The chain lengths of saturated fatty acids influence the extent to which they increase blood cholesterol. Palmitic (C 16:0) and myristic (C 14:0) acids have the major effect, lauric acid (C 12:0) some effect, and stearic acid (C 18:0) and medium chain fatty acids have little or no effect.
Trans unsaturated fatty acids are also important: randomized trials show that they increase serum total and LDL cholesterol by about as much as these longer chain saturated fatty acids.22,23 They are scanty in naturally occurring fats but are generated by the hydrogenation of vegetable oils for use as hardening agents in manufactured foods. They constitute 6 – 8% of dietary fat, or 2% of calories, in Western diets.

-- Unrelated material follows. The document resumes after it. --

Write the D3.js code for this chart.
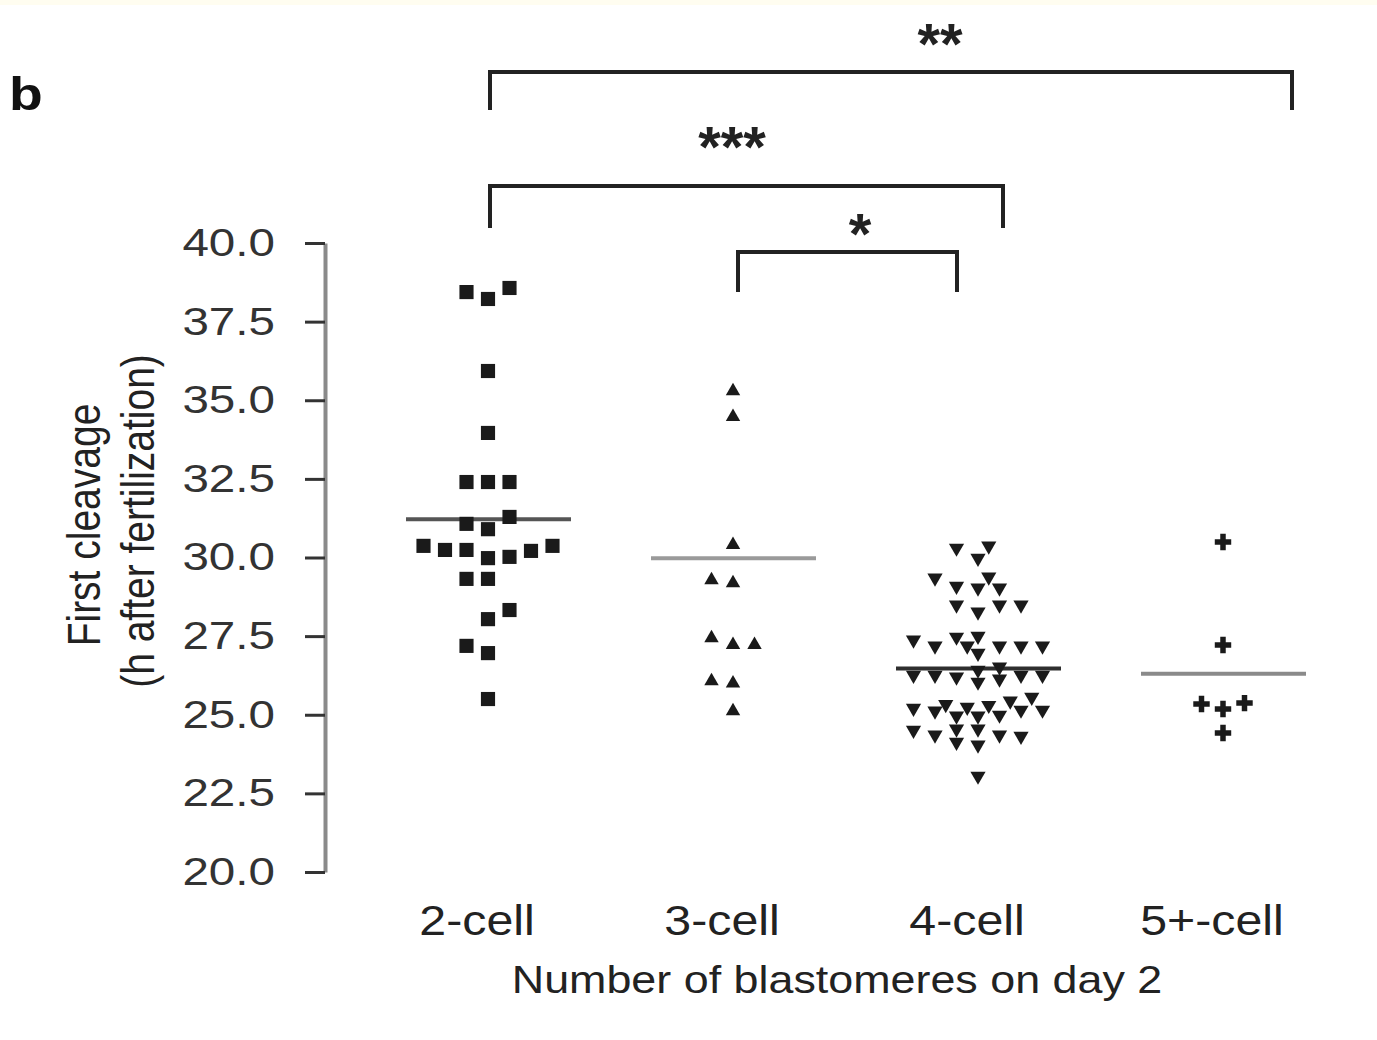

Naturally occurring cis unsaturated fatty acids reduce serum cholesterol by approximately half as much as longer chain saturated fatty acids increase it. Reduction in dietary cholesterol has a small effect on blood cholesterol concentration. Substitution of cis unsaturated for saturated fats in the Western diet is thus the most effective change in lowering the high levels of blood cholesterol in Western populations.